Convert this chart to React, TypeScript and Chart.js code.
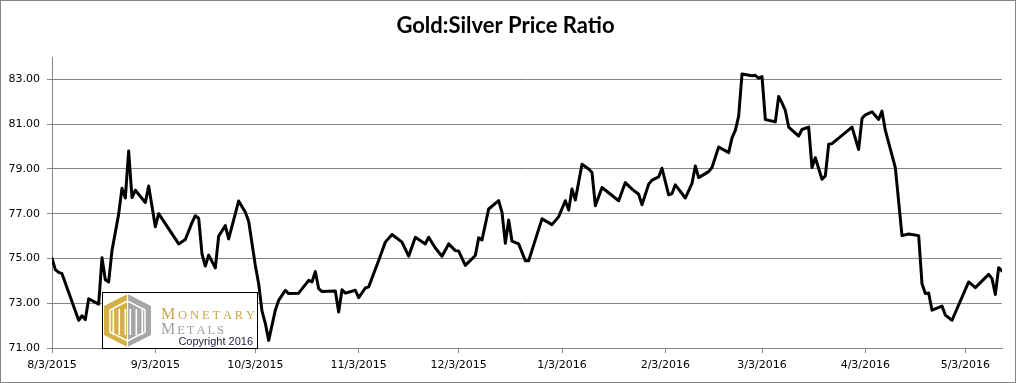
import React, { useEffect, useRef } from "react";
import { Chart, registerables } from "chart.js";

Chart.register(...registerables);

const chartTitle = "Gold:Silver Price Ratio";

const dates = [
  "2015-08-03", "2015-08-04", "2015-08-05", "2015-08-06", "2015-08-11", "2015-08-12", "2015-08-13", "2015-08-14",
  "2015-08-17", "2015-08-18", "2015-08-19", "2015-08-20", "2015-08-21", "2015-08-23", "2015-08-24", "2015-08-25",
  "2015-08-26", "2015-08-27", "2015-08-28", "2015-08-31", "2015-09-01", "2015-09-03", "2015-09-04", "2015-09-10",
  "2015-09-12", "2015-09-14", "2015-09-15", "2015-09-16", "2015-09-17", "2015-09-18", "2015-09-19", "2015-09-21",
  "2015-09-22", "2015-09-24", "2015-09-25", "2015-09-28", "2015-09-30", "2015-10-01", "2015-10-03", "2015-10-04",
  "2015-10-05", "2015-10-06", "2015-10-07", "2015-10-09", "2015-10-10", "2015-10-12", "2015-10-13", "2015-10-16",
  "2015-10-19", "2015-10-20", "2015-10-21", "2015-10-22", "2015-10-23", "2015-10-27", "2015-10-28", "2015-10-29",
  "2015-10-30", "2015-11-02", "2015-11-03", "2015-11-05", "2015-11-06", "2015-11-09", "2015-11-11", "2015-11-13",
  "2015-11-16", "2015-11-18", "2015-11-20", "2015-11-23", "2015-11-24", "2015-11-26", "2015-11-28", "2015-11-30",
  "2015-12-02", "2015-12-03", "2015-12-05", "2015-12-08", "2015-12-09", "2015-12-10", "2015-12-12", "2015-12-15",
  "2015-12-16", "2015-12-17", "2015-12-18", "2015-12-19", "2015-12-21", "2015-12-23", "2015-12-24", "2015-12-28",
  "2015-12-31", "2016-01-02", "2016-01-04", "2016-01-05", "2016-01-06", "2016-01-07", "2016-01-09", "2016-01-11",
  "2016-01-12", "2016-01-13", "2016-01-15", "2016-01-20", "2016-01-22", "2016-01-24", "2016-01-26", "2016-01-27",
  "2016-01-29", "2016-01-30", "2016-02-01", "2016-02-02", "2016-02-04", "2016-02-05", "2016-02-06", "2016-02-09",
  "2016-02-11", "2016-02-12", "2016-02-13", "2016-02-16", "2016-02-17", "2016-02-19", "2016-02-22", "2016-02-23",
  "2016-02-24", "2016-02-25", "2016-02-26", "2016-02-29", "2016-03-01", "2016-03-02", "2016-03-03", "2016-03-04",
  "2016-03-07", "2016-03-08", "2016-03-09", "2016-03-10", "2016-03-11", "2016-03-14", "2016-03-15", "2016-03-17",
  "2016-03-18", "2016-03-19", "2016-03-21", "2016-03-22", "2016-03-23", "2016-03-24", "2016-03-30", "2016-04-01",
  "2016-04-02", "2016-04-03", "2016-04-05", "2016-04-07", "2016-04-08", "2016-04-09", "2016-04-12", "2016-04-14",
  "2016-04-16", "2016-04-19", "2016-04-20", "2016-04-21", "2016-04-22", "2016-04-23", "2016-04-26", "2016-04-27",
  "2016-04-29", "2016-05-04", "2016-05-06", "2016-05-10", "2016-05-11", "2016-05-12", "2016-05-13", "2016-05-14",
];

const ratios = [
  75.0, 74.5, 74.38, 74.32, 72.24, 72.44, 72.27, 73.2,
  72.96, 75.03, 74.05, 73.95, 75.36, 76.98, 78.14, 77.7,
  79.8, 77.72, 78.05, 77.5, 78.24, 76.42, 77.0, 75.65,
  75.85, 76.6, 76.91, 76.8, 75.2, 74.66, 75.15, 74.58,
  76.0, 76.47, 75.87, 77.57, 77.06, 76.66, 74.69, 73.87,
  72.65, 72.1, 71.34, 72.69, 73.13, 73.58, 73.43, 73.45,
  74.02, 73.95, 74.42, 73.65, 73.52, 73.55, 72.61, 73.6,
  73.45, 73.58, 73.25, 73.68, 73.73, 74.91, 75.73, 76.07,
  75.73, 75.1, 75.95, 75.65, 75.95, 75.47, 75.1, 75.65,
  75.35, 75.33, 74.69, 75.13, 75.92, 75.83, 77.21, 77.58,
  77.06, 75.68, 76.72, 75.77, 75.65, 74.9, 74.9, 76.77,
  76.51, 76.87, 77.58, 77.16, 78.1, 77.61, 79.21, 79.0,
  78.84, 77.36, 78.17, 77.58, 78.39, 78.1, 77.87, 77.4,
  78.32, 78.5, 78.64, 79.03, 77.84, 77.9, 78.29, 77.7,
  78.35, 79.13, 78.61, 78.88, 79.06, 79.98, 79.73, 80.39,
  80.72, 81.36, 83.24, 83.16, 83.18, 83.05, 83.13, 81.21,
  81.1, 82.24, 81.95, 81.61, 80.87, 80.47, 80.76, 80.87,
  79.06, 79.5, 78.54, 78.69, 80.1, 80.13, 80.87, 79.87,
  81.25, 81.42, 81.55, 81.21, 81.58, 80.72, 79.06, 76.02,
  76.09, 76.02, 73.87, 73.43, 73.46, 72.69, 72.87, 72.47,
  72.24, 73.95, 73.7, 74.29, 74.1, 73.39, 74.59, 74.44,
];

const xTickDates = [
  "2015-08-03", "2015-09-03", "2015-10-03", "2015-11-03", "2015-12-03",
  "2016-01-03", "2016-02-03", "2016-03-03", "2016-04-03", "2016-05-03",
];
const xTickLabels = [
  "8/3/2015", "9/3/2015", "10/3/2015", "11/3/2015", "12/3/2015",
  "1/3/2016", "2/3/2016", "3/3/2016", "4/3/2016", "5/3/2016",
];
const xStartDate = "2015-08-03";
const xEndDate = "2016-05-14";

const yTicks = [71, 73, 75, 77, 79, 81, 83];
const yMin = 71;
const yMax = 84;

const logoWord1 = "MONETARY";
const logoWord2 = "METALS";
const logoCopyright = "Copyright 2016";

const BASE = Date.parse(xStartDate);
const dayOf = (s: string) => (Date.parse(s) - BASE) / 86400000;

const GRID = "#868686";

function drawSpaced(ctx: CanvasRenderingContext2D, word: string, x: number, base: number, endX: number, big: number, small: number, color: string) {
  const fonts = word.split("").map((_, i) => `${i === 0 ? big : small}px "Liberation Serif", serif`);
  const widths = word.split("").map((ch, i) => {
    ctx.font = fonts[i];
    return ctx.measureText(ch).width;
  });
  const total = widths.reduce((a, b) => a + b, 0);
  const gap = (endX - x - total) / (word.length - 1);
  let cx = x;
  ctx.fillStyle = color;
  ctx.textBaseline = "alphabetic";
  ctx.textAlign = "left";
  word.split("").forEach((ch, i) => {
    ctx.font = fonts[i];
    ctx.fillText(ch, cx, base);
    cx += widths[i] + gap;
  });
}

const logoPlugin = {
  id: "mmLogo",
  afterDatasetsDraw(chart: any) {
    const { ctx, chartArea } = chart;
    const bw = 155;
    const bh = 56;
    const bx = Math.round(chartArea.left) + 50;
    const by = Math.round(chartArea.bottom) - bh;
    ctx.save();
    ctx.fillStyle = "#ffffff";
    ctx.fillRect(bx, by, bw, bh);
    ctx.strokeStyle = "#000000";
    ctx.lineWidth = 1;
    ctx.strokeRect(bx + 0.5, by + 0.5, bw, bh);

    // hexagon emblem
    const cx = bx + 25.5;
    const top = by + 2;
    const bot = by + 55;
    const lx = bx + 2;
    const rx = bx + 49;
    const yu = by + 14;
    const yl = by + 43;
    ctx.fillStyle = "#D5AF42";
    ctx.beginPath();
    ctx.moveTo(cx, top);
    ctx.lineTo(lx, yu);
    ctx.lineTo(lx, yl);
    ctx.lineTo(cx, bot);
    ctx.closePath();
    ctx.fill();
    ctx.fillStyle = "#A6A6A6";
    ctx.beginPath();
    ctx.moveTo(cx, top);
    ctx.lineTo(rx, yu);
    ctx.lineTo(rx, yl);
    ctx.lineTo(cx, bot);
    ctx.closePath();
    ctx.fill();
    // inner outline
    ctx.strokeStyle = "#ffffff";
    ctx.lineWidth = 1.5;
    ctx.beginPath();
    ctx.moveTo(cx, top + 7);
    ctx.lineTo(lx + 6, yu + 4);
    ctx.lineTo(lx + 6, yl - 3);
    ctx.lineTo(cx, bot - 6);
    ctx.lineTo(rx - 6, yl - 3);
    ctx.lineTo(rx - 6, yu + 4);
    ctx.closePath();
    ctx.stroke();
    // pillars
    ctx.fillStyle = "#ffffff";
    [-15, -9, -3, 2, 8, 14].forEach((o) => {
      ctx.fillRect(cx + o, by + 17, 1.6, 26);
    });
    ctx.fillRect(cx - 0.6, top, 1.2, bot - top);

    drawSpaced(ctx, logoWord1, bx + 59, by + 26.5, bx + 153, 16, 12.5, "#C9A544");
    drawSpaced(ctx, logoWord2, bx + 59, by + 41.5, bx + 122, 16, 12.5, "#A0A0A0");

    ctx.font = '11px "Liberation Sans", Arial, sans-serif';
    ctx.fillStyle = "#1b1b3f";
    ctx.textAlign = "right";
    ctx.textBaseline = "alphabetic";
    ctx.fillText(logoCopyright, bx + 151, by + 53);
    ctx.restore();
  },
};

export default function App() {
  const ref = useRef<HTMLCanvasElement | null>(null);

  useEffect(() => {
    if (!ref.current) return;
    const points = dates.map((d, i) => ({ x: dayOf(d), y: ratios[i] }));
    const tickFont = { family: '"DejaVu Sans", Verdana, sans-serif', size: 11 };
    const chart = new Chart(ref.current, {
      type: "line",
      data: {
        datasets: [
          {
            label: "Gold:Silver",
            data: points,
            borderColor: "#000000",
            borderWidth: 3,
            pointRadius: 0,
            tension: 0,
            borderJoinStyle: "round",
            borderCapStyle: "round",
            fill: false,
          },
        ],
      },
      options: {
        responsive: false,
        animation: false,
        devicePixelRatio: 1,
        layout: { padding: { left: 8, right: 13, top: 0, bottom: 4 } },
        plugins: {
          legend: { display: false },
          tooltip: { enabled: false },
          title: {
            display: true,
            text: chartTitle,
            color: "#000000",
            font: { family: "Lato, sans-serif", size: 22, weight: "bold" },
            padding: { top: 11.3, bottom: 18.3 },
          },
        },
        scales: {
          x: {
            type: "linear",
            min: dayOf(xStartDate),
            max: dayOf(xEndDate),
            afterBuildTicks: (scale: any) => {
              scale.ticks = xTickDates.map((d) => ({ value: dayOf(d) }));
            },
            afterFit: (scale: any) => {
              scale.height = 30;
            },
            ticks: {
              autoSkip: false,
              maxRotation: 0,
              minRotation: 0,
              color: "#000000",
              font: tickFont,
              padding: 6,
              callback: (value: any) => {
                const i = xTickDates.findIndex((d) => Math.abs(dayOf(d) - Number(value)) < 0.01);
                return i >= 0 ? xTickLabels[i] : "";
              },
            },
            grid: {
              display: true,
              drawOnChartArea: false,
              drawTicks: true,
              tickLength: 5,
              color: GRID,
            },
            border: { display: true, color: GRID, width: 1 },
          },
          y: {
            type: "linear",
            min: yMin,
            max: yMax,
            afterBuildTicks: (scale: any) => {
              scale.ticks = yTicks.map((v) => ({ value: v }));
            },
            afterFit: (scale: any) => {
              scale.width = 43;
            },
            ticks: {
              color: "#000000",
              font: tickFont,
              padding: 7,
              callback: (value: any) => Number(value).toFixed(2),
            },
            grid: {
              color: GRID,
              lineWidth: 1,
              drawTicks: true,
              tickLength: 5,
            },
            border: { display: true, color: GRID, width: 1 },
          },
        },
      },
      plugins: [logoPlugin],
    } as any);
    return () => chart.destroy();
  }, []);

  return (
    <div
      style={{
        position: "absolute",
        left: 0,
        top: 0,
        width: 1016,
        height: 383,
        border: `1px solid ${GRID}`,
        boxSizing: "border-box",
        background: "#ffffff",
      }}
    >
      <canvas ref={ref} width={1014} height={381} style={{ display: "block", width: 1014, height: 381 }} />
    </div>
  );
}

● ● ● ● ●

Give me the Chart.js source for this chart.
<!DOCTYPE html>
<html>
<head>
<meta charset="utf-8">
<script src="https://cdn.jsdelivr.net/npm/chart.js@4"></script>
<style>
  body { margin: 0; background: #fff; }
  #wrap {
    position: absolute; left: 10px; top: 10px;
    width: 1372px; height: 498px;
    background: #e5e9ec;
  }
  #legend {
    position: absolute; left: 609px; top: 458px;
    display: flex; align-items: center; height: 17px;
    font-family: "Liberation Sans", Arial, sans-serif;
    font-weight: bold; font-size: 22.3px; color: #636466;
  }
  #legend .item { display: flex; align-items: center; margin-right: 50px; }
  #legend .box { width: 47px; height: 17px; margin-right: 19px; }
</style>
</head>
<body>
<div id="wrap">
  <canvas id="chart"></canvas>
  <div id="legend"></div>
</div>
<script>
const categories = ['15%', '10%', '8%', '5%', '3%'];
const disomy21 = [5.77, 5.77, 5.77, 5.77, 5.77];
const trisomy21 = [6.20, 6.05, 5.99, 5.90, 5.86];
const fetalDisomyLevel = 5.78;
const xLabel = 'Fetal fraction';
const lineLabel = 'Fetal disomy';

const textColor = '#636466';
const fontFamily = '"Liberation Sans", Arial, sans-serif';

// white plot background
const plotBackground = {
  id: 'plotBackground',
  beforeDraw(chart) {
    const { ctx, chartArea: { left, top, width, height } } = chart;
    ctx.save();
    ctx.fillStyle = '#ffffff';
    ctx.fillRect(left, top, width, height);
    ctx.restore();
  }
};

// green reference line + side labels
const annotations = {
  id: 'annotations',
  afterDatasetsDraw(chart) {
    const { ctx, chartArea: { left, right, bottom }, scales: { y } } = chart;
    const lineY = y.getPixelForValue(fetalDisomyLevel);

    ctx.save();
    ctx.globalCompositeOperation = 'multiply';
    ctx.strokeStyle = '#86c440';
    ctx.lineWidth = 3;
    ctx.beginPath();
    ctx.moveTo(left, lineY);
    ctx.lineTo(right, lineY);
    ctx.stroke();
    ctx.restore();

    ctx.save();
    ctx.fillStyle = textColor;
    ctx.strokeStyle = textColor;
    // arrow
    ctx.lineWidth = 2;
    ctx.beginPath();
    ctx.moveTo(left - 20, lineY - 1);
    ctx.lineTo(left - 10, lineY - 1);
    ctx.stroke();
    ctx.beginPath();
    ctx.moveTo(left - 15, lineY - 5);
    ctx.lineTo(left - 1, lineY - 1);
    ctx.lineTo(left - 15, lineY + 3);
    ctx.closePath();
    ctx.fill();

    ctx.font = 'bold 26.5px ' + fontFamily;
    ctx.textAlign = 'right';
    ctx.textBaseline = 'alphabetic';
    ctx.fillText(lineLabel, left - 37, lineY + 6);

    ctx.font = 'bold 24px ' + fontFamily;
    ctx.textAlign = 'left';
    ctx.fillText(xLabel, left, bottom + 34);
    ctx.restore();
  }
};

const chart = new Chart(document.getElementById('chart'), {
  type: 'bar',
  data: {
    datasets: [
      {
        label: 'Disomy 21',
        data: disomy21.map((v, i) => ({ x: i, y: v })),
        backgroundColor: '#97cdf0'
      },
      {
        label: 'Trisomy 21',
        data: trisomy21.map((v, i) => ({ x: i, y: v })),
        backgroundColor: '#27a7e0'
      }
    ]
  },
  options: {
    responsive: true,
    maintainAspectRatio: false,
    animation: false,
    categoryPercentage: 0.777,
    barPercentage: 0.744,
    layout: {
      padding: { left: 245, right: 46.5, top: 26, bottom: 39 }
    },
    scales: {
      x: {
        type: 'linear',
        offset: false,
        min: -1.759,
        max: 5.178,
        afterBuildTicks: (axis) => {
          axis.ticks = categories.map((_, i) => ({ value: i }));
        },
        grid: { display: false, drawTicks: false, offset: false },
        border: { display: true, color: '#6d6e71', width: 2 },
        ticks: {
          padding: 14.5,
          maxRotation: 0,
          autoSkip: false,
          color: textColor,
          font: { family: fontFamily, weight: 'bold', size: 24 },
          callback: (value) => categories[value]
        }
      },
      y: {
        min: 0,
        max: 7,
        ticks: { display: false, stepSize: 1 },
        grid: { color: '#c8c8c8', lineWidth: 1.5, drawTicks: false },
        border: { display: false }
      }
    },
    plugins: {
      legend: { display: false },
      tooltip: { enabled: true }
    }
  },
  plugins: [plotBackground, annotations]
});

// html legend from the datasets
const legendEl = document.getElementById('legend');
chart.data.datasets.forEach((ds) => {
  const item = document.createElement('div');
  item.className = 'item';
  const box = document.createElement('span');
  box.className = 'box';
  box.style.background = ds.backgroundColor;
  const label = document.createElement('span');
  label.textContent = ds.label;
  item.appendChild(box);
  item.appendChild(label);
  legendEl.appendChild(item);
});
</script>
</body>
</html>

● ● ● ● ●

Gather from the data above every line with the string "this".

Convert this chart to React, TypeScript and Chart.js code.
Give me the Chart.js source for this chart.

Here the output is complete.